NAISS
SUPR
NAISS Projects
SUPR
Combining DINOv3 and Mask2Former for Urban Streetscapes Semantic and Instance Segmentation
Dnr:

NAISS 2026/4-506

Type:

NAISS Small

Principal Investigator:

Yinghao Chen

Affiliation:

Chalmers tekniska högskola

Start Date:

2026-03-12

End Date:

2027-04-01

Primary Classification:

20105: Transport Systems and Logistics

Webpage:

Allocation

Abstract

Built environment characteristics, such as sidewalk availability, vegetation coverage, and traffic object density, are important inputs for transportation analysis. However, automated extraction of these indicators from street-level imagery often requires separate computer vision models for different tasks.
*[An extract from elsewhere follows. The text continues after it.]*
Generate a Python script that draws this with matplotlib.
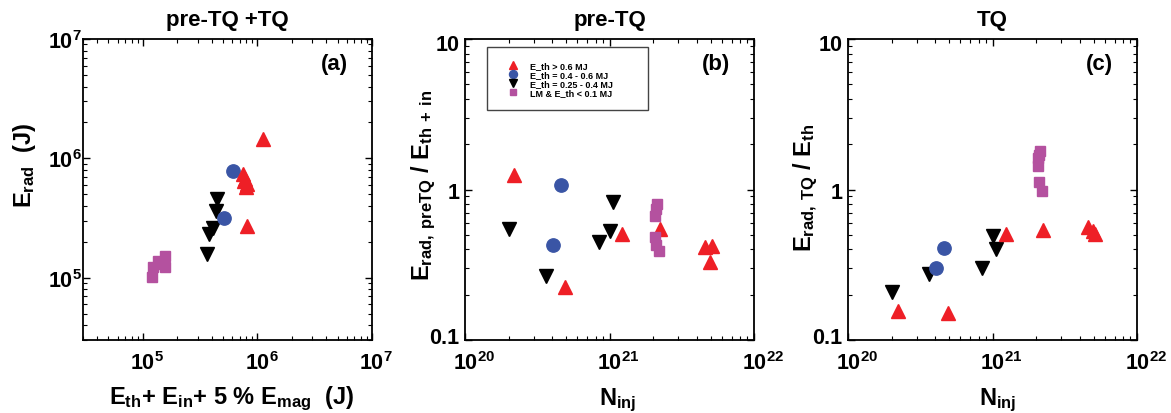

This project investigates a unified framework for extracting transportation-relevant built environment features using street-level imagery. The proposed approach combines task-oriented supervision with a shared foundation model architecture based on DINOv3 and Mask2Former. A whitelist strategy is used to focus training on transportation-relevant classes while preserving the broader prediction space of the original dataset. The framework jointly produces pixel-level semantic segmentation and instance-level object masks from the same model. Experiments will be conducted on the Mapillary Vistas dataset, which contains high-resolution street-scene images with detailed annotations. Training and evaluation of transformer-based segmentation models require substantial GPU resources due to the large dataset size and high image resolution. The project aims to improve the extraction of transportation-relevant built environment indicators and provide reliable inputs for downstream transportation analysis and planning.